Home > epistemology, geometry > Paolo Mancosu – Axiomatics and purity of methods: On the relationship between plane and solid geometry

Paolo Mancosu – Axiomatics and purity of methods: On the relationship between plane and solid geometry

Paolo Mancosu, Département de philosophie, Université de Californie à Berkeley

Axiomatics and purity of methods: On the relationship between plane and
solid geometry.

Suivi d’un commentaire par Michael Hallett (McGill)
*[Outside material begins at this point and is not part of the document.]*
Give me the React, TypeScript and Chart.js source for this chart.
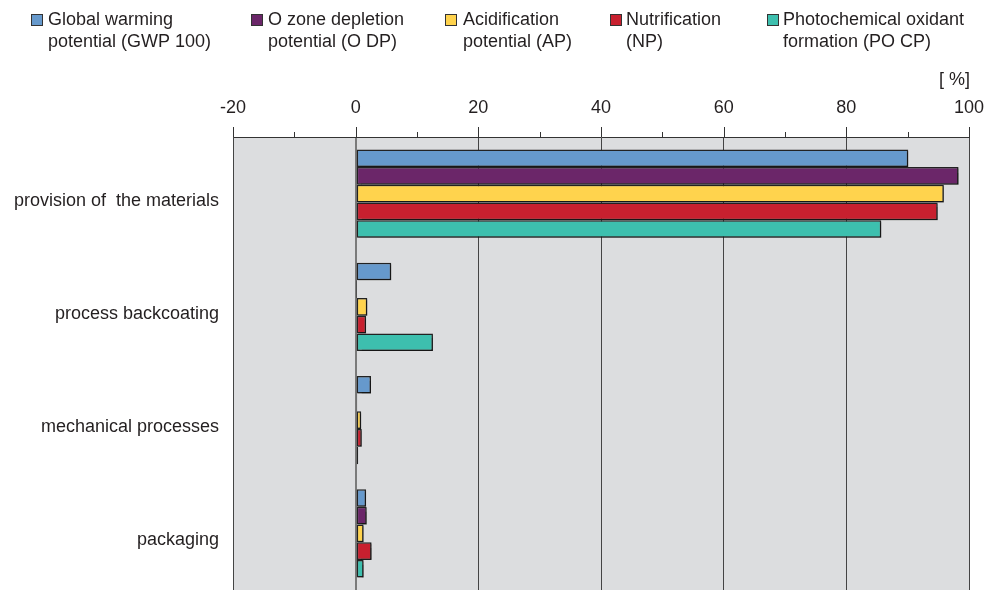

Jeudi 19 avril 2012, de 14h 00 à 16h30
Salle W-5215
Pavillon Thérèse-Casgrain
455, boulevard René-Lévesque est, Montréal

Traditional geometry concerns itself with planimetric and stereometric
considerations, which are at the root of the division between plane and
solid geometry. To raise the issue of the relation between these two areas
brings with it a host of different problems that pertain to mathematical
practice, epistemology, semantics, ontology, methodology, and logic. In
addition, issues of psychology and pedagogy are also important here. In this
talk (which is based on joint work with Andy Arana), my major concern is
with methodological issues of purity. In the first part I will give a
rough sketch of some key episodes in mathematical practice that relate to
the interaction between plane and solid geometry. In the second part, I will
look at a late nineteenth century debate (on “fusionism”) in which for the
first time methodological and foundational issues related to aspects
of the mathematical practice covered in the first part of the paper came to
the fore. I conclude this part of the talk by remarking that only through an
axiomatic and analytical effort could the issues raised by the debate on
“fusionism” be made precise. The third part of the talk focuses on Hilbert’s
axiomatic and foundational analysis of the plane version of Desargues’
theorem on homological triangles and its implications for the relationship
between plane and solid geometry. Finally, building on the foundational case
study analyzed in the third section, in the fourth section I point the way
to the analytic work necessary for exploring various important claims on
“purity”, “content” and other relevant notions.